Step 2: Interpret Results
The script logs progress for each step and exits with code 0 (pass) or non-zero (fail).
Pass criteria:
Export: exit code 0
Inference test (llm_bench): exit code 0, metrics line logged
WWB accuracy (three sub-steps, all must pass):
- HF ground truth generation: exit code 0
- Optimum target evaluation: similarity ≥
SIMILARITY_THRESHOLD - GenAI target evaluation: similarity ≥
SIMILARITY_THRESHOLD
Note: the WWB step is skipped automatically for
automatic-speech-recognition(no WWB support).
Log files: each tool writes its own dedicated log; paths are printed during execution. When a step fails, read the corresponding log for the full traceback and context before drawing any conclusions.
work-dir: work-dir is in current workspace, prefer to use tool calls to access logs and outputs instead of custom bash commands.
Step 3: Report Results
Results format:
- Model:
<model_id>(<task>) - Validation: PASSED / FAILED
- Performance (if passed):
- 1st token latency, 2nd token latency, throughput
- Optimum similarity / GenAI similarity (if applicable)

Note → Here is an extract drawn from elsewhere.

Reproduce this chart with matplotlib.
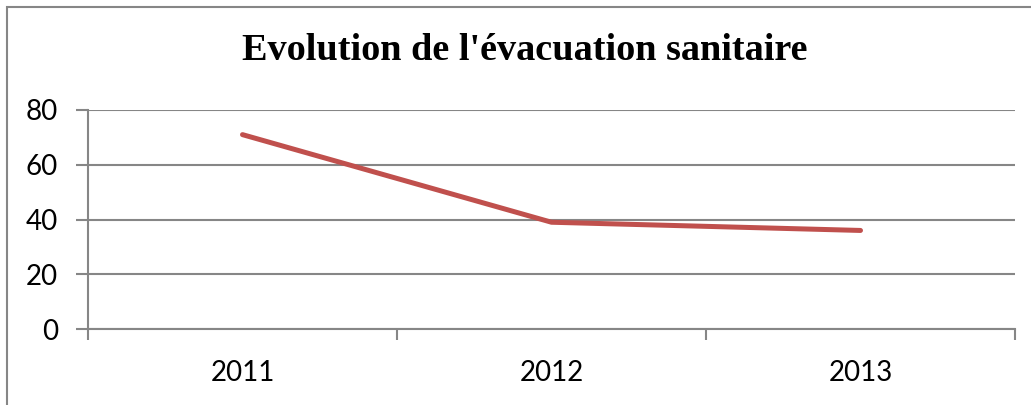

- Logs: paths to export log, llm_bench log, WWB logs
- Failed step analysis (if failed): summary of the failure and relevant log path for details
Security
- NEVER install any packages. Assume the environment is pre-configured.
- NEVER invoke
optimum-cli,wwb, orllm_benchdirectly. Always go throughcheck_model.py. - NEVER modify
model_id— pass it exactly as provided by the user.